### [WRITTEN INSTRUCTION]
Only the lines from the start of the data through the line with "x_ticks = [0, 5, 10, 15, 20, 25, 30, 35, 40]" belong in the copy. Restate them word for word, minus the pictures.

### [SOURCE DATA]

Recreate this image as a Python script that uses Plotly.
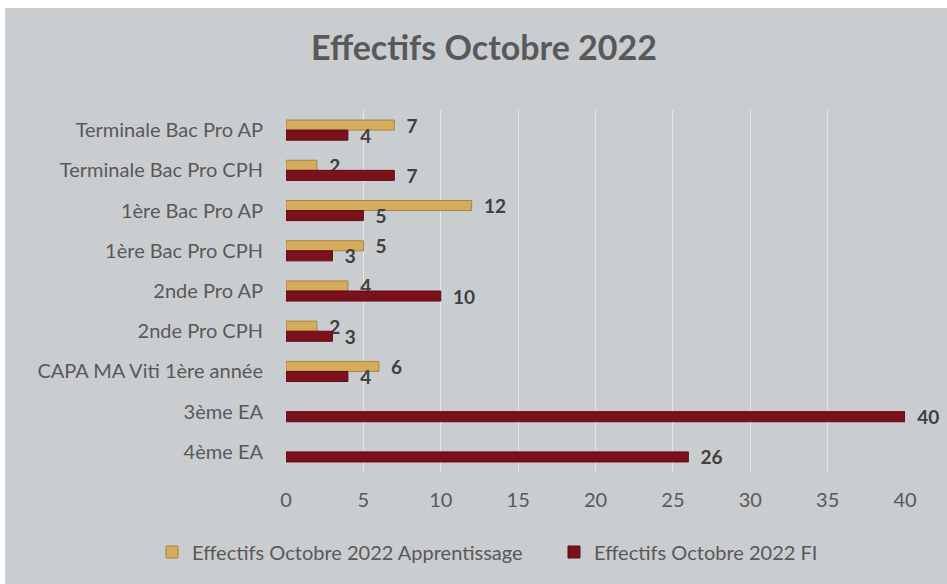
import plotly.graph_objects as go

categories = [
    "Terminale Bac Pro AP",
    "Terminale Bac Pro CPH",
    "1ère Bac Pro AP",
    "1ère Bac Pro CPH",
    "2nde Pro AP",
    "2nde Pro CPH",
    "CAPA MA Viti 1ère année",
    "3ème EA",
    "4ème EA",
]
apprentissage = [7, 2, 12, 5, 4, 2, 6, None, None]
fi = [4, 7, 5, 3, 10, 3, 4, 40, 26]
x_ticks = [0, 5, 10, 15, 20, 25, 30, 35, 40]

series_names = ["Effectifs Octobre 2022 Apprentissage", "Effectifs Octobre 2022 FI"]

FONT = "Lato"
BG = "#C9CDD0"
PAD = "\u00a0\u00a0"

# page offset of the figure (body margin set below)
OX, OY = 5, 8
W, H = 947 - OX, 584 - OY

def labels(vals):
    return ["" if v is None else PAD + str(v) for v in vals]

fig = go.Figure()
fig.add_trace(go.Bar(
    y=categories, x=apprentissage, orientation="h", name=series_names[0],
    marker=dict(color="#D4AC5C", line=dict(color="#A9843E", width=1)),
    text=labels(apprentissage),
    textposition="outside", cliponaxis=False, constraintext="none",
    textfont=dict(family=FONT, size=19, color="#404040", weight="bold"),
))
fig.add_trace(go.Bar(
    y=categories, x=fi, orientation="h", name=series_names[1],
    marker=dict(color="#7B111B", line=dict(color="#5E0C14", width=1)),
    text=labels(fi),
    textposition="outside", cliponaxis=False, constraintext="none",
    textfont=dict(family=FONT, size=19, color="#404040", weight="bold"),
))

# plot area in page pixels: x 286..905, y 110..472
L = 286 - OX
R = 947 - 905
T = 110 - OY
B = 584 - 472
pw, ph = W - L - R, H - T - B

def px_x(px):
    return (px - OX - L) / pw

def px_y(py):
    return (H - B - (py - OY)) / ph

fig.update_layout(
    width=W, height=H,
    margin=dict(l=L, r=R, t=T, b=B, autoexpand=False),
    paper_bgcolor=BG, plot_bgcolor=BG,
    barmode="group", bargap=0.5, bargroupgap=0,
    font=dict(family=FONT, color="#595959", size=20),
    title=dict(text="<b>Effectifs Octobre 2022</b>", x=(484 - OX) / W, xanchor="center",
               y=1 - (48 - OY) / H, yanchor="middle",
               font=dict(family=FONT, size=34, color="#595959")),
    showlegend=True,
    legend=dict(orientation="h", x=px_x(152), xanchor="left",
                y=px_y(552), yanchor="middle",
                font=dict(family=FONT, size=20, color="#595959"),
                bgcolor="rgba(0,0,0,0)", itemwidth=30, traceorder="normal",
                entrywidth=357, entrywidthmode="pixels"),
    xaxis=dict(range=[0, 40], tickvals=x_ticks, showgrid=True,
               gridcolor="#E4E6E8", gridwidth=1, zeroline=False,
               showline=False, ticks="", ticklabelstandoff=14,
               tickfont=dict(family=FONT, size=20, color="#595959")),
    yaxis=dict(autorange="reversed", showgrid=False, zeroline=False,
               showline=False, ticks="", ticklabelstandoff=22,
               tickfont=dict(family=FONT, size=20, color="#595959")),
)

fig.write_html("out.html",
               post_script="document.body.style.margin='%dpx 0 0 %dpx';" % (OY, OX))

### [WRITTEN SOLUTION]
Recreate this image as a Python script that uses Plotly.
import plotly.graph_objects as go

categories = [
    "Terminale Bac Pro AP",
    "Terminale Bac Pro CPH",
    "1ère Bac Pro AP",
    "1ère Bac Pro CPH",
    "2nde Pro AP",
    "2nde Pro CPH",
    "CAPA MA Viti 1ère année",
    "3ème EA",
    "4ème EA",
]
apprentissage = [7, 2, 12, 5, 4, 2, 6, None, None]
fi = [4, 7, 5, 3, 10, 3, 4, 40, 26]
x_ticks = [0, 5, 10, 15, 20, 25, 30, 35, 40]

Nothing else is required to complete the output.